Metallic also took issue with claims that DFO isn’t prosecuting Indigenous harvesters. She pointed to reporting by Maureen Googoo at Ku’ku’kwes News showing that over 50 Mi’kmaq harvesters have been charged in recent years.

Sending the extent of the moderate livelihood back to the courts was only one of Knight’s recommendations.

He also said that a dockside monitoring program for lobster and a catch certification program for all fisheries needs to be put in place, providing documentation showing that any fish product coming out of a processor or buyer was caught with a federal government-issued licence.

He recommended leadership development so that high-ranking senior officers don’t get parachuted in from other federal agencies with little fisheries experience.

And he said a plan for effective and equal enforcement of the Fisheries Act needs to be in place before the elvers return to Atlantic Canadian rivers in the spring.

“Before next spring occurs, if we’re going to improve the situation, DFO needs a clear plan that is communicated to all parties,” said Knight.
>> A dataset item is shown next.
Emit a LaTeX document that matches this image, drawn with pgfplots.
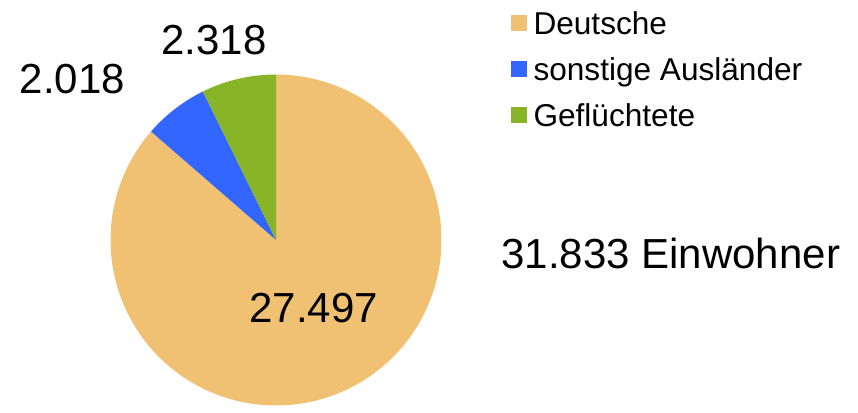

“There need to be clear expectations of what is permitted and what is not permitted. They need an operational plan and resources lined up to execute their plan, bringing in staff from across the country, if needed. Also, they have to make it clear that those who don’t comply with the rules in place will be arrested, and equipment used in the commission of the offence will be seized, whether it’s fishing gear, pickup trucks or what have you.”